The insights help deal with urgent operational issues and also future planning for online services. As Callaghan explains, "We have a much better global view of real-user monitoring, which we never had before when we were doing synthetic-based monitoring. For example, New Relic really helped us identify key performance issues in China, where we found page load speed was really slow because of a specific plugin. This insight means we know how to adjust our road map accordingly."

The data provided by New Relic will become even more important for the society as it moves more of its modernized applications onto the public cloud, enabling the team to react to surges in demand for scientific research. "Demand for our publishing sites heavily follows the academic year," Callaghan says.
When we built and managed our own data center, we had the usual problems of capital expenditure to ready ourselves for spikes in demand. With our migration to AWS, we will use New Relic to help us to be able to flexibly scale with a clear view on the cost management of running applications in the cloud."

As the society continues its digital transformation journey, Creek sums up New Relic’s value, saying, "For me, the value of using New Relic is how it enables shared responsibility. When things go wrong, it’s not down to the developers or operations, everyone has an opportunity to see what’s going on and play a positive role in fixing any issues collaboratively because everybody has the same information."

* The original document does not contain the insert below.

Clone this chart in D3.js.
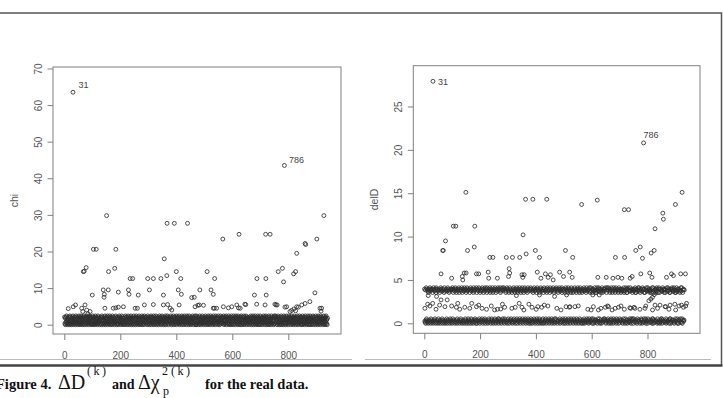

Callaghan sums up the contribution that New Relic is making to the Royal Society of Chemistry: "New Relic is giving us a view into our own platforms, with metrics and data about the interdependencies, how they're performing, and what the experience is like for real users across the planet that we could never access before. That obviously helps us build better products and services for our global audience of scientists, researchers, and chemical science organizations. But even more than this, New Relic is helping us on our DevOps and digital transformation journey."